The move against Prime Minister Najib Razak's most dangerous political rivals comes ahead of national polls that must be called by August next year.
An investigation into Mahathir and Anwar could help Najib deflect the opposition's accusations over his role in the billions of dollars that allegedly went missing from state fund 1Malaysia Development Berhad (1MDB). Najib has denied any wrongdoing related to 1MDB, though the long-running scandal continues to dog his premiership.
In a report presented to parliament, a royal commission said that Mahathir and Anwar, who was also finance minister, may have committed criminal breach of trust and cheated by allegedly underreporting losses of up to 30 billion ringgit (US$7.34 billion) borne by Bank Negara Malaysia (BNM) between 1992 and 1994.
"The minister of finance was also the main person responsible for withholding the fact and information of the forex losses to the Cabinet," the commission said in its recommendations.
"The prime minister, who also had knowledge of the forex losses, did not correct or offer more information when the losses informed to the cabinet were not the actual losses," the report read.
Najib's government said in June it had ordered a commission be formed to delve into the matter after a preliminary investigation found evidence of a possible cover up over the size of the losses.
Now aged 93, Mahathir served as prime minister for 22 years until he stepped down in 2003, and he currently chairs a fractured opposition alliance.
Last year, Mahathir set aside his old enmity with Anwar - who he had sacked in 1998 on charges of sodomy and corruption - in a bid to stop Najib winning a third consecutive term.

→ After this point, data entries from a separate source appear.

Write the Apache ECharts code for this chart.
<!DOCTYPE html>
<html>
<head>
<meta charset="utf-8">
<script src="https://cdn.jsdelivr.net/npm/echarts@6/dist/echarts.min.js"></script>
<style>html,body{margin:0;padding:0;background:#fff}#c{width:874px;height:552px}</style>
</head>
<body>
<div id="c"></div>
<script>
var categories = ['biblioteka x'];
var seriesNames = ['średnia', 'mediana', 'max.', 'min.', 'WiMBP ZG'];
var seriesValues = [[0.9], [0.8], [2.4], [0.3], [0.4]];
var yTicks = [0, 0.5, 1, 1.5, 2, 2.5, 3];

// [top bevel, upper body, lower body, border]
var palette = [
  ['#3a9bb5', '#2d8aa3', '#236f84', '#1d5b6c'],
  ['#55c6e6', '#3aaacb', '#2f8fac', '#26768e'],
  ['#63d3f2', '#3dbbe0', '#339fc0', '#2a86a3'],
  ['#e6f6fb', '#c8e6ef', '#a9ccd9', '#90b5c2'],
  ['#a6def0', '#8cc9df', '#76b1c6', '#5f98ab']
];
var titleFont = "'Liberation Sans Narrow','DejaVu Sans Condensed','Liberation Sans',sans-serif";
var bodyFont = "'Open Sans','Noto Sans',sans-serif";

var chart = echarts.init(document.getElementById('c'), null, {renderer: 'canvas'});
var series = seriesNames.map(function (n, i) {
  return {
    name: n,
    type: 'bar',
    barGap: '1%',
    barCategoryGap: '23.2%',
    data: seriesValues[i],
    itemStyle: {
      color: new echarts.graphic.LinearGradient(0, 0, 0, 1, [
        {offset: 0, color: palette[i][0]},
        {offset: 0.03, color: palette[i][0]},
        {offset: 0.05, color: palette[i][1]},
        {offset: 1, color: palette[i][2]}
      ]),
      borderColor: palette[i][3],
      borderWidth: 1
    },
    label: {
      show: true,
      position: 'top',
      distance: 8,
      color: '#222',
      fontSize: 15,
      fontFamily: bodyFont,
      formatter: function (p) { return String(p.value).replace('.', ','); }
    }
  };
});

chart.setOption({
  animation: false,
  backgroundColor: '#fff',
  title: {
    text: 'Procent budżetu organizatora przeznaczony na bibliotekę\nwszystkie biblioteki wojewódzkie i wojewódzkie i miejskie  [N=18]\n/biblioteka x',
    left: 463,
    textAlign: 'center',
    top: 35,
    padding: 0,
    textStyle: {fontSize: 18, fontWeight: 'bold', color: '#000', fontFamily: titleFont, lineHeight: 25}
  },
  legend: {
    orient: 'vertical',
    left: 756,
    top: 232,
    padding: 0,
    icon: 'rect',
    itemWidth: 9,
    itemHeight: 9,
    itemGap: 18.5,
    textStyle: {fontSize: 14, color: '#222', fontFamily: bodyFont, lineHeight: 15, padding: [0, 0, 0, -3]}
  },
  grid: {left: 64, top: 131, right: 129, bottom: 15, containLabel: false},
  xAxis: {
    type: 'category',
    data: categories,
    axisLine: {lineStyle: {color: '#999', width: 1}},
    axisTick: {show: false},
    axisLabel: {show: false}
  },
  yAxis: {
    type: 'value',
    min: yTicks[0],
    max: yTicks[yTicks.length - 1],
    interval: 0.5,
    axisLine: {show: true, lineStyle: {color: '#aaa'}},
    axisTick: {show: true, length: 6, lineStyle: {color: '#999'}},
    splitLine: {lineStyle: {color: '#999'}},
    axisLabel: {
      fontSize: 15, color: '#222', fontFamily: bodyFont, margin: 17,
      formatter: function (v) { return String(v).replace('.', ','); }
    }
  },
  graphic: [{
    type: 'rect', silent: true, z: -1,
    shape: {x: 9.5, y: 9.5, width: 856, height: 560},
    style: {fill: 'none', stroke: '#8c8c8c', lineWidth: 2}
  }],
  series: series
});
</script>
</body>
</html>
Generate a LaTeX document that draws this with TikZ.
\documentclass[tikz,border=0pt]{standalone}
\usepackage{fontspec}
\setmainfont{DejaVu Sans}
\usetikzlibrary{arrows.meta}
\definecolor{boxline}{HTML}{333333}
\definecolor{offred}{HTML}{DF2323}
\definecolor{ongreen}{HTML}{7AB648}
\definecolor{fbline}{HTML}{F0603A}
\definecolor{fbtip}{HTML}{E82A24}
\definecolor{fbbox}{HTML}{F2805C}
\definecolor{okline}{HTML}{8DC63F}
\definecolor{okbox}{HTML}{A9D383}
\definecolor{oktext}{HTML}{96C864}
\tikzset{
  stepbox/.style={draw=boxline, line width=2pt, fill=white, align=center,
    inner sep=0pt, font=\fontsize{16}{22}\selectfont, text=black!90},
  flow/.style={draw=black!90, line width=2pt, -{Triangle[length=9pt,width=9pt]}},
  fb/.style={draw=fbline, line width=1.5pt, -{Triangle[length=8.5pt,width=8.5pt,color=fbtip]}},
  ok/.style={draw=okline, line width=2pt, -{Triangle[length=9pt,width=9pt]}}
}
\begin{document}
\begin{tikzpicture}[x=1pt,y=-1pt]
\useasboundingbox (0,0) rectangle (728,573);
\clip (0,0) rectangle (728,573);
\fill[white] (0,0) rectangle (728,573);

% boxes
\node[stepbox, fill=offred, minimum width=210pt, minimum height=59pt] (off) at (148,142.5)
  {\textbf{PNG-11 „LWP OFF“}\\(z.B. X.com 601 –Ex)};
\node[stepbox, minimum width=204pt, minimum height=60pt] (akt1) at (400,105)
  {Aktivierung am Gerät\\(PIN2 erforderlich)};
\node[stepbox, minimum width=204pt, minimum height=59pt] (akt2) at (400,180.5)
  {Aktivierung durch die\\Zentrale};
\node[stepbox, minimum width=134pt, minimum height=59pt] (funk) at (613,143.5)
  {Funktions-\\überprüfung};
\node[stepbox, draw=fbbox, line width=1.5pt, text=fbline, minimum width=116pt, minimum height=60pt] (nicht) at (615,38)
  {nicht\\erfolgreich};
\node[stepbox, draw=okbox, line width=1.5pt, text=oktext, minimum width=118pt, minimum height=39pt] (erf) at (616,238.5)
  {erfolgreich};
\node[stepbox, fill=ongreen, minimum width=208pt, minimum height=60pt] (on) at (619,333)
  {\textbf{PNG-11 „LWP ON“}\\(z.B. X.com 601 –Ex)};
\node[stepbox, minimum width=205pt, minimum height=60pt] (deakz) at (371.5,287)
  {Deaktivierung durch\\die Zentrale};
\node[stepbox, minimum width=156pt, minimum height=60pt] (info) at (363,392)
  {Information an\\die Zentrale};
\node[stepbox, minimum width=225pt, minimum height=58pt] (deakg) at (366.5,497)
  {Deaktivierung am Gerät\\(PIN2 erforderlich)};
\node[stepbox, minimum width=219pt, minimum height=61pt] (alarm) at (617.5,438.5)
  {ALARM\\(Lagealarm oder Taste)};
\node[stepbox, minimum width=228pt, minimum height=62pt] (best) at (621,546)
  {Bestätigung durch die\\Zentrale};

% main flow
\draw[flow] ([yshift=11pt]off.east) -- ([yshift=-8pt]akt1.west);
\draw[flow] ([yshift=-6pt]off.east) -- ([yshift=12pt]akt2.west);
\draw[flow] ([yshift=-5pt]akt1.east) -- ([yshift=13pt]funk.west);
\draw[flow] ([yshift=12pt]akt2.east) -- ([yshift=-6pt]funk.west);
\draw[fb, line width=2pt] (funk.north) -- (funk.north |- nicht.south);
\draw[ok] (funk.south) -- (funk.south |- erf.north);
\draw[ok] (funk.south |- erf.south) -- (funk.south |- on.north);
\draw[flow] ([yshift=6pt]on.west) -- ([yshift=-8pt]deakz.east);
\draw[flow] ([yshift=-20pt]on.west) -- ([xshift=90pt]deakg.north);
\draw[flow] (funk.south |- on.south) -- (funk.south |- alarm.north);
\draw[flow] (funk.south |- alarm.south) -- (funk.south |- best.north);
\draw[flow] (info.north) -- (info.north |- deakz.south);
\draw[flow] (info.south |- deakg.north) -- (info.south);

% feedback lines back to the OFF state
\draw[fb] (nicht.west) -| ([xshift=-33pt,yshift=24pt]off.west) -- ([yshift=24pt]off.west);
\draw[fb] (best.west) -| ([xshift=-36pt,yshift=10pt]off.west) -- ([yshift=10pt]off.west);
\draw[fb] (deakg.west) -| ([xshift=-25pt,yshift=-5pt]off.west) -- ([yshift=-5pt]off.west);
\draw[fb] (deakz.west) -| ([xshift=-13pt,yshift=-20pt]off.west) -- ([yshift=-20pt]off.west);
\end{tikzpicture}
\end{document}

Anwar, arguably Malaysia's most charismatic politician, was convicted of sodomy for a second time in 2015, and is serving a jail sentence that prevents him from campaigning or contesting the coming election.
While Malaysian investigations into 1MDB have cleared Najib, probes into where its money went have been launched in several other countries.
The US Department of Justice, without naming Najib, has launched a series of civil suits, under its anti-kleptocracy programme, to seize assets believed to have been bought using money stolen from the state fund.